**YOUR TASK:**
Look through the material below. Copy every line with the string "this" in it.

**DATA:**
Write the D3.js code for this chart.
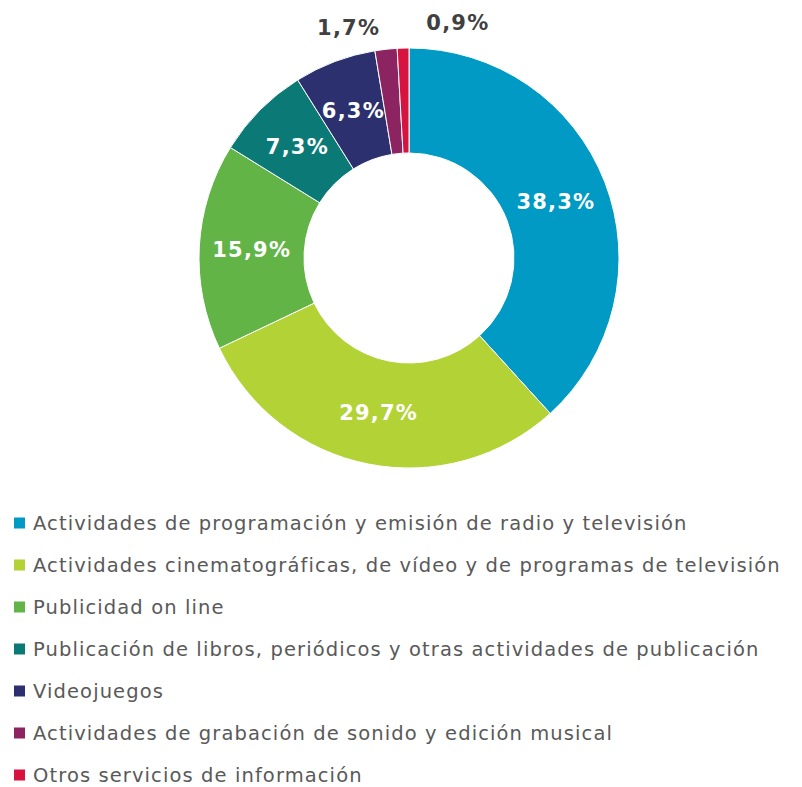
<!DOCTYPE html>
<html>
<head>
<meta charset="utf-8">
<script src="https://cdn.jsdelivr.net/npm/d3@7"></script>
<style>
  body { margin: 0; background: #fff; }
  svg { display: block; font-family: "DejaVu Sans", Verdana, sans-serif; }
</style>
</head>
<body>
<svg id="chart" width="802" height="787"></svg>
<script>
  var categories = [
    "Actividades de programación y emisión de radio y televisión",
    "Actividades cinematográficas, de vídeo y de programas de televisión",
    "Publicidad on line",
    "Publicación de libros, periódicos y otras actividades de publicación",
    "Videojuegos",
    "Actividades de grabación de sonido y edición musical",
    "Otros servicios de información"
  ];
  var shares = [38.3, 29.7, 15.9, 7.3, 6.3, 1.7, 0.9];
  var labels = ["38,3%", "29,7%", "15,9%", "7,3%", "6,3%", "1,7%", "0,9%"];
  var colors = ["#009ac4", "#b2d235", "#62b446", "#0b7a77", "#2c306e", "#8b2460", "#d6143f"];

  var cx = 409, cy = 258;
  var outer = 210, inner = 105;

  var svg = d3.select("#chart");
  var g = svg.append("g").attr("transform", "translate(" + cx + "," + cy + ")");

  var pie = d3.pie().sort(null).value(function(d) { return d; });
  var arcs = pie(shares);
  var arc = d3.arc().innerRadius(inner).outerRadius(outer);
  var outArc = d3.arc().innerRadius(236).outerRadius(236);

  g.selectAll("path")
    .data(arcs)
    .enter().append("path")
      .attr("d", arc)
      .attr("fill", function(d, i) { return colors[i]; })
      .attr("stroke", "#fff")
      .attr("stroke-width", 1);

  // big slices get a white label inside, tiny ones go outside
  var small = 0;
  g.selectAll("text.lbl")
    .data(arcs)
    .enter().append("text")
      .attr("class", "lbl")
      .each(function(d, i) {
        var t = d3.select(this);
        if (shares[i] >= 5) {
          var c = arc.centroid(d);
          t.attr("x", c[0]).attr("y", c[1])
            .attr("text-anchor", "middle")
            .attr("fill", "#fff");
        } else {
          var c2 = outArc.centroid(d);
          var left = small % 2 === 0;
          small++;
          t.attr("x", c2[0] + (left ? -3 : 24)).attr("y", c2[1] + (left ? 4 : 0))
            .attr("text-anchor", left ? "end" : "start")
            .attr("fill", "#404040");
        }
      })
      .attr("dy", "0.36em")
      .attr("font-size", 21)
      .attr("font-weight", "bold")
      .attr("letter-spacing", 1.2)
      .text(function(d, i) { return labels[i]; });

  var legend = svg.append("g").attr("transform", "translate(14,523)");
  var row = legend.selectAll("g")
    .data(categories)
    .enter().append("g")
      .attr("transform", function(d, i) { return "translate(0," + (i * 42) + ")"; });

  row.append("rect")
    .attr("x", 0).attr("y", -5.5)
    .attr("width", 11).attr("height", 11)
    .attr("fill", function(d, i) { return colors[i]; });

  row.append("text")
    .attr("x", 19).attr("dy", "0.36em")
    .attr("font-size", 19.5)
    .attr("letter-spacing", 1.1)
    .attr("fill", "#595959")
    .text(function(d) { return d; });
</script>
</body>
</html>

**RESULT:**
Write the D3.js code for this chart.
        var t = d3.select(this);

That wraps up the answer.